** Instructions for the task **
All of the listing below must be repeated word for word. Pictures are the only thing to omit.

──────────

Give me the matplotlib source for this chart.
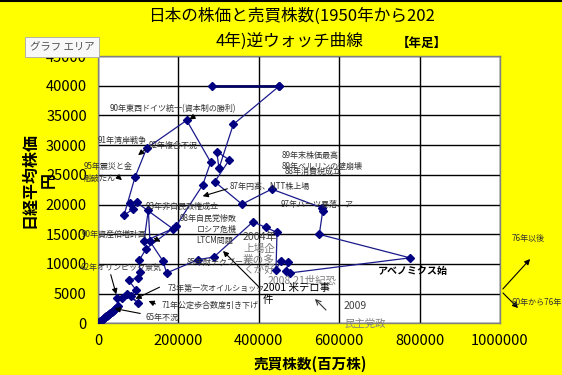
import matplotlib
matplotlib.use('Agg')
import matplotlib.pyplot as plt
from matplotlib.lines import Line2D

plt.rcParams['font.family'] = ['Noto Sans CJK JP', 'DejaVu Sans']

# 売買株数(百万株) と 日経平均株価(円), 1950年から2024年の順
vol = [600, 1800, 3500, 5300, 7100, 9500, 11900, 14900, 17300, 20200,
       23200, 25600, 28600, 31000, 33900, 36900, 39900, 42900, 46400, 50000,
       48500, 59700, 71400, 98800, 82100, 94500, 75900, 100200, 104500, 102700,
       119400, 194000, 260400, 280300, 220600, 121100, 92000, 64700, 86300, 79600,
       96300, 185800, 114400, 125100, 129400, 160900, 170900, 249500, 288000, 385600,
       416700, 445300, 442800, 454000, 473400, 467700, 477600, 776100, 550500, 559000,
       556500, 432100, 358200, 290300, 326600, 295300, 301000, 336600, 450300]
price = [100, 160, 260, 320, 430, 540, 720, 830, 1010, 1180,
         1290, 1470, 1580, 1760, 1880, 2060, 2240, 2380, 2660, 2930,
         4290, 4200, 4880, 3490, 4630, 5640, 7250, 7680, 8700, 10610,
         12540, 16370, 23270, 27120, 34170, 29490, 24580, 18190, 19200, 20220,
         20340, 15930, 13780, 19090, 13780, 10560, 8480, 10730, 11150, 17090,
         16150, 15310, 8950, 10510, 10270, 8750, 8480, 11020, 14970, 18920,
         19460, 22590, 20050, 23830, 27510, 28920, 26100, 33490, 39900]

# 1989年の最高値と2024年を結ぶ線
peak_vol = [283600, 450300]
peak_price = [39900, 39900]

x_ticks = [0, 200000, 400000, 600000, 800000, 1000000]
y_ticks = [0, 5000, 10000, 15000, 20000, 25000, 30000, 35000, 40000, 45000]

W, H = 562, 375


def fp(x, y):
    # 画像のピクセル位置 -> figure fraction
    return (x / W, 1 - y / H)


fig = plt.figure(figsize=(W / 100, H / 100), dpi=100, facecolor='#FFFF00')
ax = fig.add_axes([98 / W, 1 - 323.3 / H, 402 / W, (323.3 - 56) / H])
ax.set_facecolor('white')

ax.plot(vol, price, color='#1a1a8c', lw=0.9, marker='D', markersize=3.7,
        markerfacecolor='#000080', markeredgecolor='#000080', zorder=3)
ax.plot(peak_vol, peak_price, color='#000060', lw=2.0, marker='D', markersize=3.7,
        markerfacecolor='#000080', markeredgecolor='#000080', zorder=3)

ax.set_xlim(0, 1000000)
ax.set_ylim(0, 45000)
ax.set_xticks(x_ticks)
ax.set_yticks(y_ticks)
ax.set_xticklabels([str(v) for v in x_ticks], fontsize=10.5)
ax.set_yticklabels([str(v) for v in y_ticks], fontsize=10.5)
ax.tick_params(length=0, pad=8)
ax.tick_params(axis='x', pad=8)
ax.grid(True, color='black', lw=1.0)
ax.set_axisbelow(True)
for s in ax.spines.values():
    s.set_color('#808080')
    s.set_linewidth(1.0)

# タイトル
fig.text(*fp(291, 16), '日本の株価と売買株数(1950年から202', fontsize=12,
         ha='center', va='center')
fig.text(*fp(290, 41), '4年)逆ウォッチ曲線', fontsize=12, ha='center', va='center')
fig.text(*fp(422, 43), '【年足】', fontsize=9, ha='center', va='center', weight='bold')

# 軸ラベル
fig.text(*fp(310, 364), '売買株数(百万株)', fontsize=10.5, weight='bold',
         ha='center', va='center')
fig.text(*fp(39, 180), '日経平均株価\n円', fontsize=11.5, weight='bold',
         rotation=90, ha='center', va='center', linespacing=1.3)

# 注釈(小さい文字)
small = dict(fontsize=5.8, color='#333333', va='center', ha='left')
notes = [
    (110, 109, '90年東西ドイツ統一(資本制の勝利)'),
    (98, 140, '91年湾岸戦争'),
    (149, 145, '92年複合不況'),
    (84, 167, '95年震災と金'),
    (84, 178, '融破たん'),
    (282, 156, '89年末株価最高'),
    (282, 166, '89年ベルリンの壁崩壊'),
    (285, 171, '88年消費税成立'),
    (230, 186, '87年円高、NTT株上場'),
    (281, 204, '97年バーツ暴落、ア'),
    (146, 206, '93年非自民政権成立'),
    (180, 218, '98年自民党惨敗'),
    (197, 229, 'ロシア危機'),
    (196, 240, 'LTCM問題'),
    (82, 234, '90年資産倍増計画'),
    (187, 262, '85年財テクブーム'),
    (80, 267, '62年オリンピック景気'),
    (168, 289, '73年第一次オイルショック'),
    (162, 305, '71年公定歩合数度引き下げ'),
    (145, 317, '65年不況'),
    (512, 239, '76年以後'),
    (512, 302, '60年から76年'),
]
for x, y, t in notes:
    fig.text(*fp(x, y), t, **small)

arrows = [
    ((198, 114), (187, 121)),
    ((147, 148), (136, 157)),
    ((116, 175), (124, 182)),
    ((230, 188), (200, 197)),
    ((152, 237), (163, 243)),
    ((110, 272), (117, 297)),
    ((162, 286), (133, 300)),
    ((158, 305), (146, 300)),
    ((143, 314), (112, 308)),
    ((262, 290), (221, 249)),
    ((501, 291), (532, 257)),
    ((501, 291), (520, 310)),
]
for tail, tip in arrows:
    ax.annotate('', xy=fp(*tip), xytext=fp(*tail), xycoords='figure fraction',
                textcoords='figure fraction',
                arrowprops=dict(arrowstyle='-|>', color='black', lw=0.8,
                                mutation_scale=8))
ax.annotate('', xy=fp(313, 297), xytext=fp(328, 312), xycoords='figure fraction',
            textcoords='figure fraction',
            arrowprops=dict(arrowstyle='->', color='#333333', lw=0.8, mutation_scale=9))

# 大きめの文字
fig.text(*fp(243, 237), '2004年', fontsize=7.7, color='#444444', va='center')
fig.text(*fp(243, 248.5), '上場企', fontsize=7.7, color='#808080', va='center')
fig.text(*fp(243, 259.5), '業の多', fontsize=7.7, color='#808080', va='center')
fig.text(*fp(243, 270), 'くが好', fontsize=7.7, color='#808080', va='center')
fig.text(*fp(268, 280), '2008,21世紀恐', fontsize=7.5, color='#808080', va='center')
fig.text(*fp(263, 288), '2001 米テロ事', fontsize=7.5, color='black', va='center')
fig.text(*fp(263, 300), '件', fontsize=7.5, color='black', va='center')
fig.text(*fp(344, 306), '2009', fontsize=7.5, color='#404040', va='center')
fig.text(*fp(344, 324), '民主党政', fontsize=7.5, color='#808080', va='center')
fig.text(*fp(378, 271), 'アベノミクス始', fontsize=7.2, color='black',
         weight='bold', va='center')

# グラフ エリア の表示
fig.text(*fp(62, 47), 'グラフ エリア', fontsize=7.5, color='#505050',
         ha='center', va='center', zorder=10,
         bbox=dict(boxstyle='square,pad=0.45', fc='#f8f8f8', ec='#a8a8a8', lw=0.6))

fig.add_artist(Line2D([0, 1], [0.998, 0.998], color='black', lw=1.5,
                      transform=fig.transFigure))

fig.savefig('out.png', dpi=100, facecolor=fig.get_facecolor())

──────────

** Task result **
Give me the matplotlib source for this chart.
import matplotlib
matplotlib.use('Agg')
import matplotlib.pyplot as plt
from matplotlib.lines import Line2D

plt.rcParams['font.family'] = ['Noto Sans CJK JP', 'DejaVu Sans']

# 売買株数(百万株) と 日経平均株価(円), 1950年から2024年の順
vol = [600, 1800, 3500, 5300, 7100, 9500, 11900, 14900, 17300, 20200,
       23200, 25600, 28600, 31000, 33900, 36900, 39900, 42900, 46400, 50000,
       48500, 59700, 71400, 98800, 82100, 94500, 75900, 100200, 104500, 102700,
       119400, 194000, 260400, 280300, 220600, 121100, 92000, 64700, 86300, 79600,
       96300, 185800, 114400, 125100, 129400, 160900, 170900, 249500, 288000, 385600,
       416700, 445300, 442800, 454000, 473400, 467700, 477600, 776100, 550500, 559000,
       556500, 432100, 358200, 290300, 326600, 295300, 301000, 336600, 450300]
price = [100, 160, 260, 320, 430, 540, 720, 830, 1010, 1180,
         1290, 1470, 1580, 1760, 1880, 2060, 2240, 2380, 2660, 2930,
         4290, 4200, 4880, 3490, 4630, 5640, 7250, 7680, 8700, 10610,
         12540, 16370, 23270, 27120, 34170, 29490, 24580, 18190, 19200, 20220,
         20340, 15930, 13780, 19090, 13780, 10560, 8480, 10730, 11150, 17090,
         16150, 15310, 8950, 10510, 10270, 8750, 8480, 11020, 14970, 18920,
         19460, 22590, 20050, 23830, 27510, 28920, 26100, 33490, 39900]

# 1989年の最高値と2024年を結ぶ線
peak_vol = [283600, 450300]
peak_price = [39900, 39900]

x_ticks = [0, 200000, 400000, 600000, 800000, 1000000]
y_ticks = [0, 5000, 10000, 15000, 20000, 25000, 30000, 35000, 40000, 45000]

W, H = 562, 375


def fp(x, y):
    # 画像のピクセル位置 -> figure fraction
    return (x / W, 1 - y / H)


fig = plt.figure(figsize=(W / 100, H / 100), dpi=100, facecolor='#FFFF00')
ax = fig.add_axes([98 / W, 1 - 323.3 / H, 402 / W, (323.3 - 56) / H])
ax.set_facecolor('white')

ax.plot(vol, price, color='#1a1a8c', lw=0.9, marker='D', markersize=3.7,
        markerfacecolor='#000080', markeredgecolor='#000080', zorder=3)
ax.plot(peak_vol, peak_price, color='#000060', lw=2.0, marker='D', markersize=3.7,
        markerfacecolor='#000080', markeredgecolor='#000080', zorder=3)

ax.set_xlim(0, 1000000)
ax.set_ylim(0, 45000)
ax.set_xticks(x_ticks)
ax.set_yticks(y_ticks)
ax.set_xticklabels([str(v) for v in x_ticks], fontsize=10.5)
ax.set_yticklabels([str(v) for v in y_ticks], fontsize=10.5)
ax.tick_params(length=0, pad=8)
ax.tick_params(axis='x', pad=8)
ax.grid(True, color='black', lw=1.0)
ax.set_axisbelow(True)
for s in ax.spines.values():
    s.set_color('#808080')
    s.set_linewidth(1.0)

# タイトル
fig.text(*fp(291, 16), '日本の株価と売買株数(1950年から202', fontsize=12,
         ha='center', va='center')
fig.text(*fp(290, 41), '4年)逆ウォッチ曲線', fontsize=12, ha='center', va='center')
fig.text(*fp(422, 43), '【年足】', fontsize=9, ha='center', va='center', weight='bold')

# 軸ラベル
fig.text(*fp(310, 364), '売買株数(百万株)', fontsize=10.5, weight='bold',
         ha='center', va='center')
fig.text(*fp(39, 180), '日経平均株価\n円', fontsize=11.5, weight='bold',
         rotation=90, ha='center', va='center', linespacing=1.3)

# 注釈(小さい文字)
small = dict(fontsize=5.8, color='#333333', va='center', ha='left')
notes = [
    (110, 109, '90年東西ドイツ統一(資本制の勝利)'),
    (98, 140, '91年湾岸戦争'),
    (149, 145, '92年複合不況'),
    (84, 167, '95年震災と金'),
    (84, 178, '融破たん'),
    (282, 156, '89年末株価最高'),
    (282, 166, '89年ベルリンの壁崩壊'),
    (285, 171, '88年消費税成立'),
    (230, 186, '87年円高、NTT株上場'),
    (281, 204, '97年バーツ暴落、ア'),
    (146, 206, '93年非自民政権成立'),
    (180, 218, '98年自民党惨敗'),
    (197, 229, 'ロシア危機'),
    (196, 240, 'LTCM問題'),
    (82, 234, '90年資産倍増計画'),
    (187, 262, '85年財テクブーム'),
    (80, 267, '62年オリンピック景気'),
    (168, 289, '73年第一次オイルショック'),
    (162, 305, '71年公定歩合数度引き下げ'),
    (145, 317, '65年不況'),
    (512, 239, '76年以後'),
    (512, 302, '60年から76年'),
]
for x, y, t in notes:
    fig.text(*fp(x, y), t, **small)

arrows = [
    ((198, 114), (187, 121)),
    ((147, 148), (136, 157)),
    ((116, 175), (124, 182)),
    ((230, 188), (200, 197)),
    ((152, 237), (163, 243)),
    ((110, 272), (117, 297)),
    ((162, 286), (133, 300)),
    ((158, 305), (146, 300)),
    ((143, 314), (112, 308)),
    ((262, 290), (221, 249)),
    ((501, 291), (532, 257)),
    ((501, 291), (520, 310)),
]
for tail, tip in arrows:
    ax.annotate('', xy=fp(*tip), xytext=fp(*tail), xycoords='figure fraction',
                textcoords='figure fraction',
                arrowprops=dict(arrowstyle='-|>', color='black', lw=0.8,
                                mutation_scale=8))
ax.annotate('', xy=fp(313, 297), xytext=fp(328, 312), xycoords='figure fraction',
            textcoords='figure fraction',
            arrowprops=dict(arrowstyle='->', color='#333333', lw=0.8, mutation_scale=9))

# 大きめの文字
fig.text(*fp(243, 237), '2004年', fontsize=7.7, color='#444444', va='center')
fig.text(*fp(243, 248.5), '上場企', fontsize=7.7, color='#808080', va='center')
fig.text(*fp(243, 259.5), '業の多', fontsize=7.7, color='#808080', va='center')
fig.text(*fp(243, 270), 'くが好', fontsize=7.7, color='#808080', va='center')
fig.text(*fp(268, 280), '2008,21世紀恐', fontsize=7.5, color='#808080', va='center')
fig.text(*fp(263, 288), '2001 米テロ事', fontsize=7.5, color='black', va='center')
fig.text(*fp(263, 300), '件', fontsize=7.5, color='black', va='center')
fig.text(*fp(344, 306), '2009', fontsize=7.5, color='#404040', va='center')
fig.text(*fp(344, 324), '民主党政', fontsize=7.5, color='#808080', va='center')
fig.text(*fp(378, 271), 'アベノミクス始', fontsize=7.2, color='black',
         weight='bold', va='center')

# グラフ エリア の表示
fig.text(*fp(62, 47), 'グラフ エリア', fontsize=7.5, color='#505050',
         ha='center', va='center', zorder=10,
         bbox=dict(boxstyle='square,pad=0.45', fc='#f8f8f8', ec='#a8a8a8', lw=0.6))

fig.add_artist(Line2D([0, 1], [0.998, 0.998], color='black', lw=1.5,
                      transform=fig.transFigure))

fig.savefig('out.png', dpi=100, facecolor=fig.get_facecolor())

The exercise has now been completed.